News Release

Freed from the rocky constraints of bedrock, nitrogen supports life

Peer-Reviewed Publication

American Association for the Advancement of Science (AAAS)

While nitrogen within terrestrial soils and vegetation has largely been thought to come from the atmosphere, a new study points to a previously underappreciated, additional source: weathered bedrock. Since nitrogen availability dictates plant growth, these findings have important implications for understanding the carbon cycle, in which plants are chiefly involved, and also for global climate change. In their study, Benjamin Houlton et al. note that the conventional belief is that nitrogen enters Earth's land-surface ecosystems mostly via the atmosphere, yet much nitrogen exists underground and is released as rock is weathered. To explore the extent of this nitrogen (N) release, the authors used three different approaches. First, they look at studies of N exchange among the atmosphere, biosphere, hydrosphere and geosphere at the planetary scale over geological time to construct an overall N budget.

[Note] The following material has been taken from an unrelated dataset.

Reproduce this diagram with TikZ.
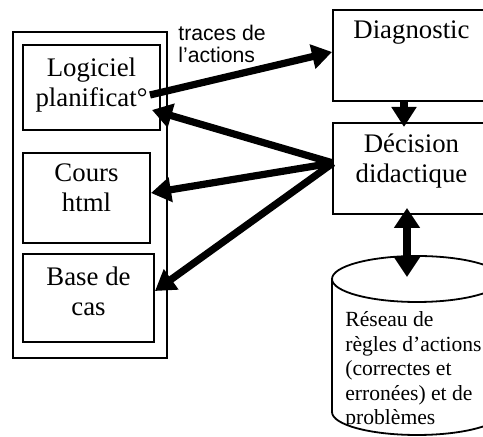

In a second approach, they examine a diverse array of geochemical proxies, including organic carbon in fossilized samples, in order to estimate how much carbon - and thus how much N - is released over time, arriving at value that aligns well with their first approach. Lastly, they use modeling to explore nitrogen fluxes. Based on their three analyses, the authors suggest that weathering of rock contributes 6 to 17% of the total terrestrial nitrogen budget, or 11 to 18 teragrams of nitrogen annually, an amount that rivals the level of nitrogen contributed from the atmosphere.